Thanks, tfloyd, for a season better played than the field exploits merited. You didn’t lose a recap by one run all year, even with some shaky closing.
Last day off before months off. I will post some ROY meandering maunderings sometime late this afternoon.
Alex has said repeatedly he wants to keep the championship window open as long as possible, but at some point he’s going to have to overpay for a critical need like shortstop. Acuna is under contract until 2029, and in my mind, you have three solid years to contend for a title. Even if you extend him past 2028, by then Olson will be 35, Riley will be 32, Murphy will be 34, and Ozzie is probably out of baseball, so you’re probably nearing the end of the window anyway.
Also, the team is finally going to get a new TV deal in 2027. They won’t get Dodger money, but my guess is they’ll receive a healthy increase, so they can afford to eat some dead money.
The thing about considering what an “overpay” is that, fundamentally, if the market price of a thing you want is more than you wish it cost, paying the market price isn’t an overpay, it’s just expensive.
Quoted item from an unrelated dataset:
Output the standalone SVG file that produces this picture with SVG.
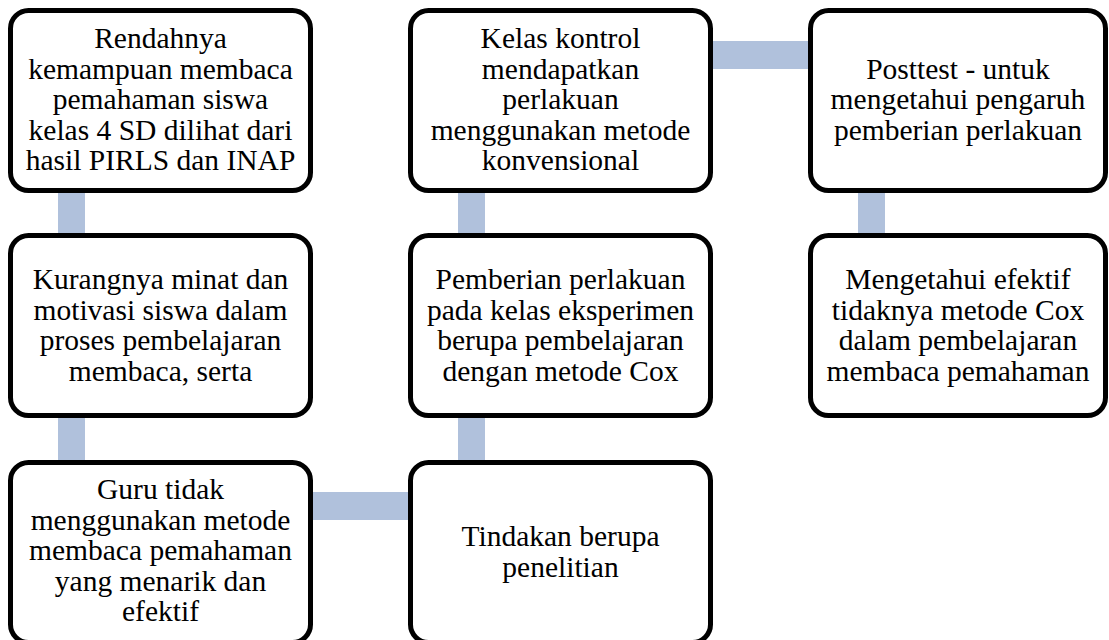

In roster construction, you want to do as much as you possibly can by internal farm development and trade. Then you can fill in your bench spots with cheap free agents. You want to minimize the number of positions you have to fill by paying the price for marquee free agents because they cost a ton and they’re usually on the wrong side of 30 and they often get hurt and perform a bit worse than you wished. (Dansby Swanson has been quite good in Chicago, mostly because his defense has remained excellent, but his bat remains pretty mediocre, and fans feel he was overpriced. I think he just cost what it costs to buy a free agent shortstop.)
Yeah, it’s not an overpay; we just can’t afford it.
We just need a two year stopgap at short. We just spent most of our early picks on shortstops, and I know people hated that, but I’d do it again this draft too. Just keep piling up on SS’s until you get a generational one.
Nick Allen was available for the league minimum, and he produced 0.6 bWAR. How much would a 1.5-2 WAR SS possibly cost? And give a guy like that a 2 year deal and hopefully one of the SS’s are ready.
AA sitting on his hands and doing nothing worked really well last off-season.
I think it’s kinda dumb for Charlie to get a start. He’s not Greg Maddux. He doesn’t need a victory lap.